Reflecting on his career, Jerry Murdock found that the founders he personally "liked" most often lacked the necessary drive to succeed. The biggest wins came from "sharp-edged," obsessive, and even socially challenging individuals, suggesting that investor discomfort can be a positive signal for founder potential.

Top VCs' biggest regrets come from passing on genuinely 'great' founders over solvable diligence issues. Mike Maples Jr. advises that when you encounter this rare trait, you should invest immediately, even if the business model is unclear.

A common mistake in venture capital is investing too early based on founder pedigree or gut feel, which is akin to 'shooting in the dark'. A more disciplined private equity approach waits for companies to establish repeatable, business-driven key performance metrics before committing capital, reducing portfolio variance.

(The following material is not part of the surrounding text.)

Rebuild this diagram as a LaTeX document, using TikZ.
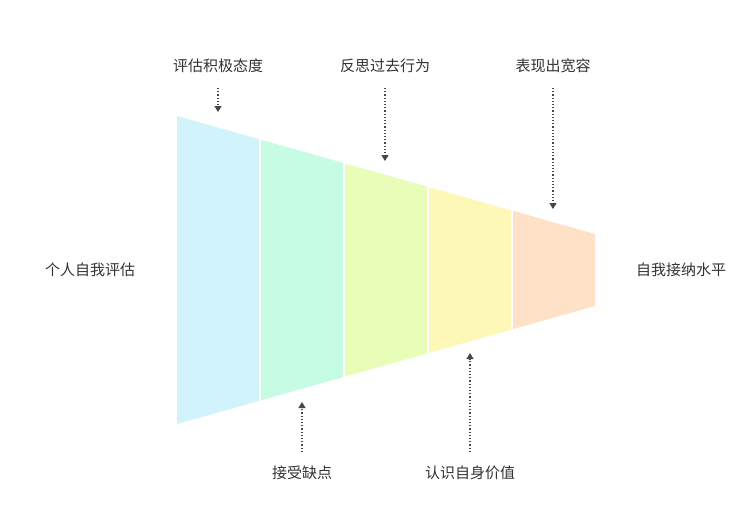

Founders with deep market fit must trust their unique intuition over persuasive, but generic, VC advice. Following the standard playbook leads to cookie-cutter companies, while leaning into the 'weird' things that make your business different is what creates a unique, defensible moat.

Successful investing requires strong conviction. However, investors must avoid becoming so emotionally attached to their thesis or a company that they ignore or misinterpret clear negative signals. The key is to remain objective and data-driven, even when you believe strongly in an investment.

An investor passed on Chime's seed round despite a strong founding team. The reason: he personally thought the product "makes no sense" and couldn't see himself building it. This illustrates a common early-stage trap where VCs substitute their own product ideas for the founder's vision, rather than betting on the team.

Investor Chris Reisach argues that if an investment doesn't make sense to you, the problem likely lies with the business, not your intellect. He advises junior VCs to trust their confusion as an adverse signal. A founder's inability to clearly articulate their vision is a fundamental flaw, and investing without true conviction is a recipe for failure.

Experienced VCs may transition from rigid analytical frameworks to an intuitive search for outliers. Instead of asking if a business plan 'makes sense,' they look for unusual qualities that challenge their worldview and hint at massive potential.

VCs often correctly identify a special founder but then pass due to external factors like competition or perceived market size. Reflecting on missing Scale AI, Benchmark concludes this is a critical error; the person is the signal that should override other concerns.